While I don’t think God really cared whether Clemson or Alabama won the NCAA national championship football game–he has bigger things to worry about–I do think Clemson Coach Dabo Swinney has learned a powerful secret to success that drove his team to a national title. Love. In the emotional moments immediately after the conclusion of Clemson’s exciting, last-second 35-31 victory over undefeated Alabama on Monday, Coach Swinney said, “I told [my team] tonight, I told them that the difference in the game was going to be love. It’s been my word. My word all year’s been love. And I said, ‘Tonight we’re going to win it because we love each other.'”
Is it really possible that love for one another compelled each of the Clemson players to perform at a higher level? I think it is. In my book, Built to Love, I wrote, “the only commodities humans need are each other and love. Love can grow and harvest better crops, write and paint more enduring masterpieces, better heal the blind and broken, build better businesses, bridges, buildings and everything else we need. We have the knowledge…. [B]ut [u]ntil we choose to love we won’t truly live….When humans value each other as much as God values humans then humans will be divine indeed. The world will be divine indeed.
Can you imagine the world we could build if our hearts were built to love? Can you imagine all of the attorneys that would be out of work? Can you imagine how well we would make our cars, our homes, our clothes and everything else? Instead of trying to make everything for as little money as possible and then selling it for as much money as possible, we would forget about profiting and just try to make things as good as we could possibly make them. Can you imagine the world we could build if our hearts were built to love? People could pursue their true talents if they didn’t have to worry so much about money and making a living. The music would be better. The food would be better. The movies would be better. Everything would be better in a world built to love.”
Instead of economies driven by selfishness and greed they would be driven by love. Perhaps you think this is naive and unrealistic. But, using a football team as a metaphor for life, what happens to a team that’s not really a team? What happens to a team that is plagued with internal conflict, relationship problems, too many egos fighting for attention, individuals looking out for themselves and trying to make themselves look better than their teammates? What happens to a team that has ball hogs, glory hogs and prima donnas? Do those teams have success? What is happening in the world today? Are we playing as a team or are we each looking out for ourselves? What would happen if we “played as a team” and truly tried to help each other be our best and achieve the best? What if each of us could pursue what we were truly excellent at instead of simply pursuing a living? Can you imagine that kind of world?

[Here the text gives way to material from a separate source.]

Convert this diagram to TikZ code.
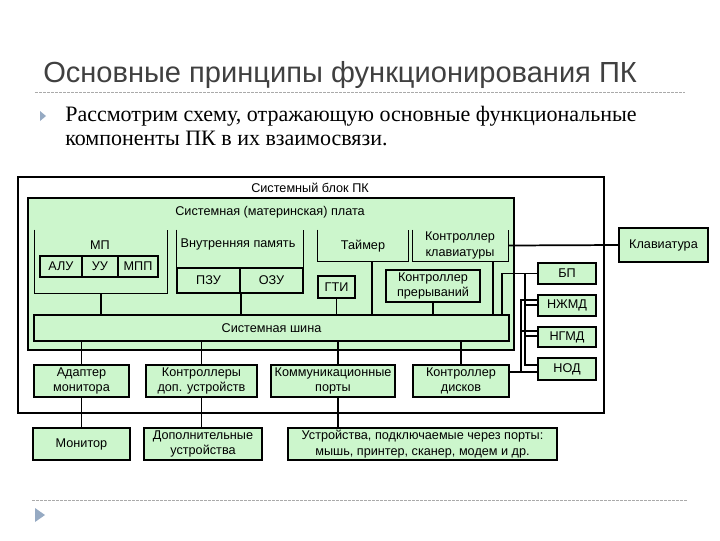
\documentclass[tikz,border=0pt]{standalone}
\usepackage{fontspec}
\setmainfont{Liberation Serif}
\newfontfamily\arialf{Liberation Sans}
\definecolor{boxgreen}{RGB}{204,246,204}
\definecolor{titlegray}{RGB}{64,64,64}
\definecolor{dashgray}{RGB}{170,170,170}
\definecolor{bulletc}{RGB}{150,170,195}
\newcommand\lblf{\arialf\fontsize{9.5}{11.6}\selectfont}
\begin{document}
\begin{tikzpicture}[x=0.75pt,y=-0.75pt,
  sz/.style 2 args={minimum width=#1*0.75pt, minimum height=#2*0.75pt},
  gbox/.style={draw=black, line width=1.1pt, fill=boxgreen, inner sep=0pt, font=\lblf, align=center},
  frame/.style={inner sep=0pt},
  bline/.style={line width=1.1pt},
  lbl/.style={inner sep=0pt, font=\lblf, align=center},
  conn/.style={line width=1.3pt},
  dashline/.style={draw=dashgray, line width=0.6pt, dash pattern=on 2pt off 1pt}]
\useasboundingbox[fill=white] (0,0) rectangle (720,540);

% heading
\node[anchor=base west, inner sep=0pt, text=titlegray, font=\arialf\fontsize{21.8}{24}\selectfont] (title) at (43,82) {Основные принципы функционирования ПК};
\draw[dashline] (35,92) -- (685,92);
\fill[bulletc] (40,111) -- (46,116) -- (40,121) -- cycle;
\node[anchor=base west, inner sep=0pt, align=left, font=\fontsize{16.5}{17.4}\selectfont] (body) at (65,145) {Рассмотрим схему, отражающую основные функциональные\\компоненты ПК в их взаимосвязи.};
\draw[dashline] (32,500) -- (687,500);
\fill[bulletc] (35,508) -- (45,515) -- (35,522) -- cycle;

% system block
\node[draw=black, line width=1.8pt, fill=white, sz={586}{236}, frame] (sysblock) at (311,295) {};
\node[lbl] (sysblockt) at (310,188) {Системный блок ПК};
\node[draw=black, line width=1.6pt, fill=boxgreen, sz={486}{152}, frame] (mb) at (271,274) {};
\node[lbl] (mbt) at (270,212) {Системная (материнская) плата};

% MP
\node[frame, sz={132}{63}] (mp) at (101,261.5) {};
\draw[bline] (mp.north west) |- (mp.south east) -- (mp.north east);
\node[lbl] (mpt) at (100,245) {МП};
\node[gbox, sz={42}{21}] (alu) at (61,266.5) {АЛУ};
\node[gbox, sz={36}{21}] (uu) at (100,266.5) {УУ};
\node[gbox, sz={40}{21}] (mpp) at (138,266.5) {МПП};

% memory
\node[frame, sz={126}{63}] (mem) at (240,261.5) {};
\draw[bline] (mem.north west) |- (mem.south east) -- (mem.north east);
\node[lbl] (memt) at (238,244) {Внутренняя память};
\node[gbox, sz={63}{25}] (pzu) at (208.5,280.5) {ПЗУ};
\node[gbox, sz={63}{25}] (ozu) at (271.5,280.5) {ОЗУ};

% timer, keyboard controller
\node[frame, sz={90}{31}] (tmr) at (363,245.5) {};
\draw[bline] (tmr.north west) |- (tmr.south east) -- (tmr.north east);
\node[lbl] (tmrt) at (363,246) {Таймер};
\node[frame, sz={95}{31}] (kbc) at (460.5,245.5) {};
\draw[bline] (kbc.north west) |- (kbc.south east) -- (kbc.north east);
\node[lbl] (kbct) at (460,245.5) {Контроллер\\клавиатуры};

\node[gbox, sz={37}{22}] (gti) at (336.5,287) {ГТИ};
\node[gbox, sz={94}{32}] (irq) at (433,286) {Контроллер\\прерываний};

% bus
\node[gbox, sz={475}{26}] (bus) at (271.5,328) {Системная шина};

% right side
\node[gbox, sz={58}{21}] (bp) at (567,273.5) {БП};
\node[gbox, sz={58}{21}] (njmd) at (567,305.5) {НЖМД};
\node[gbox, sz={58}{20}] (ngmd) at (567,337) {НГМД};
\node[gbox, sz={58}{22}] (nod) at (567,369) {НОД};
\node[gbox, sz={89}{34}] (kbd) at (663.5,245) {Клавиатура};

% lower row
\node[gbox, sz={95}{32}] (adp) at (81.5,381) {Адаптер\\монитора};
\node[gbox, sz={111}{32}] (ctl) at (201.5,381) {Контроллеры\\доп. устройств};
\node[gbox, sz={124}{32}] (com) at (333,381) {Коммуникационные\\порты};
\node[gbox, sz={96}{32}] (dsk) at (461,381) {Контроллер\\дисков};

\node[gbox, sz={97}{32}] (mon) at (81.5,444) {Монитор};
\node[gbox, sz={118}{32}] (dop) at (203,444) {Дополнительные\\устройства};
\node[gbox, sz={269}{32}] (ust) at (422.5,444) {Устройства, подключаемые через порты:\\мышь, принтер, сканер, модем и др.};

% connectors to bus
\coordinate (tmrout) at (372,261);
\coordinate (kbcout) at (493,261);
\coordinate (xB) at (502,0);
\coordinate (comx) at (338,0);
\draw[conn] (mp.south) -- (mp.south |- bus.north);
\draw[conn] (pzu.south east) -- (pzu.south east |- bus.north);
\draw[conn] (gti.south) -- (gti.south |- bus.north);
\draw[conn] (tmrout) -- (tmrout |- bus.north);
\draw[conn] (irq.south) -- (irq.south |- bus.north);
\draw[conn] (kbcout) -- (kbcout |- bus.north);
\draw[conn] (bp.west) -- (bp.west -| xB) -- (xB |- bus.north);
\draw[conn] (kbc.east) -- (kbd.west);

\draw[conn] (adp.north |- bus.south) -- (adp.north);
\draw[conn] (ctl.north |- bus.south) -- (ctl.north);
\draw[conn] (comx |- bus.south) -- (comx |- com.north);
\draw[conn] (dsk.north |- bus.south) -- (dsk.north);
\draw[conn] (adp.south) -- (mon.north);
\draw[conn] (ctl.south) -- (ctl.south |- dop.north);
\draw[conn] (comx |- com.south) -- (comx |- ust.north);

% drives
\coordinate (jB0) at (525,273.5);
\coordinate (jB1) at (525,305);
\coordinate (jB2) at (525,336);
\coordinate (jB3) at (525,365);
\coordinate (jC0) at (521,300);
\coordinate (jC1) at (521,331);
\coordinate (jC2) at (521,372);
\draw[conn] (jB0) -- (jB3) -- (jB3 -| nod.west);
\draw[conn] (jB1) -- (jB1 -| njmd.west);
\draw[conn] (jB2) -- (jB2 -| ngmd.west);
\draw[conn] (jC0 -| njmd.west) -- (jC0) -- (jC2);
\draw[conn] (jC1) -- (jC1 -| ngmd.west);
\draw[conn] (dsk.east |- jC2) -- (jC2 -| nod.west);
\end{tikzpicture}
\end{document}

I, for one, am glad that Dabo Swinney had the courage to speak out and to speak from the heart. I am convinced that the continuity, brotherhood and teamwork that existed on the Clemson football team propelled it to the national title. I am also convinced that Dabo Swinney’s words are a metaphor for life, in general. Love wins. If you don’t believe me, try it. Start by trying to build a family “team” that loves each other, respects each other and helps each other. Focus on that for a while and see if the quality of your life improves. I assure you it will. Of course, you must begin with yourself. You can’t change others. But you can change you. You change the way you choose to feel about others. You can choose love.
Congratulions, Clemson Tigers and Dabo Swinney! Not for the national championshiop, but for choosing love.